As I was agonizingly doing math with the youngest beforehand, in an attempt to get school done “early”, I realized I was going to need a backup plan. Having been before, I was mentally imagining a bunch of elementary-aged boys (and girls) trying to squeeze into the tiny 120-year-old kitchen filled with priceless artifacts. AND they were successfully supposed to not move or touch anything. Lord have mercy. So I came up with a “scavenger hunt”.

Now granted, I know this is harder to do if you’re traveling and don’t know what you’re getting into, but I think it’s really a fantastic plan. Kids like goals. Kids like tangible things. Sometimes their brains are too underdeveloped to match the grammar with the rhetoric, so they need a bridge. The bridge in this case was an orange wet-erase marker and a laminated sheet of notebook paper. I scribbled down 15 things for them to find and answer, and I evenly divided the tasks between the exhibits and the museum. The reward was a stick of “Penny candy” that now costs 40 cents. Ho hum. Economics lesson aside, I would happily pay 40 cents per kid in order to not get permanently banned from a museum. Of course, the plan did backfire on me when the kids were SO EXCITED to see Pa’s fiddle and to see where Laura lost the money for her homestead, that they went in like a drove of invasive grasshoppers, and promptly got their butts set down by an elderly docent. By the time I sauntered in (a few moments behind them), she was already wrapping up the “don’t make noise, don’t touch anything, don’t breathe on anything” lecture and was ready to launch into the “how to be a responsible chaperone lecture.” What she didn’t know, was that I am happy to take one for the team, in fact, I’d be happy to have her come lecture my children every morning, but she didn’t seem interested in that. Shocking.

After the field trip was over, my kids said it was the best field field trip ever. So. much. fun.

The key really was the “scavenger hunt” (and maybe the presence of their friends, but who’s counting). Everyone needs a job or a mission, and I totally get it! When I was in Paris, I had a mental checklist of everything I wanted to see, and learn, and understand. Why would kids be any different? They just need a little abstract hand-holding.
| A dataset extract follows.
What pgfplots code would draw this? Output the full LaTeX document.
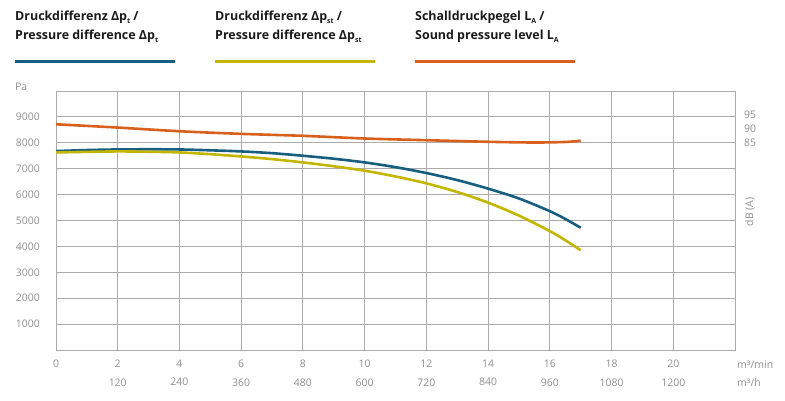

I’m going to start doing this every time I find myself chaperoning a field trip where I know I’m going to be in over my head. However next time I’m going to have a chat with the Gift Shop Lady first, and I’m also not going to forget all my scavenger hunt stuff on the table. I’m wondering, should I go back and get my pens and paper? Cut my losses? Save face? or chalk it up to a good laugh?

Also, if you ever come to visit, I will happily show you where Laura and Almanzo’s secret cold spring is, and tell you all the “exclusive conspiracy theory” stories.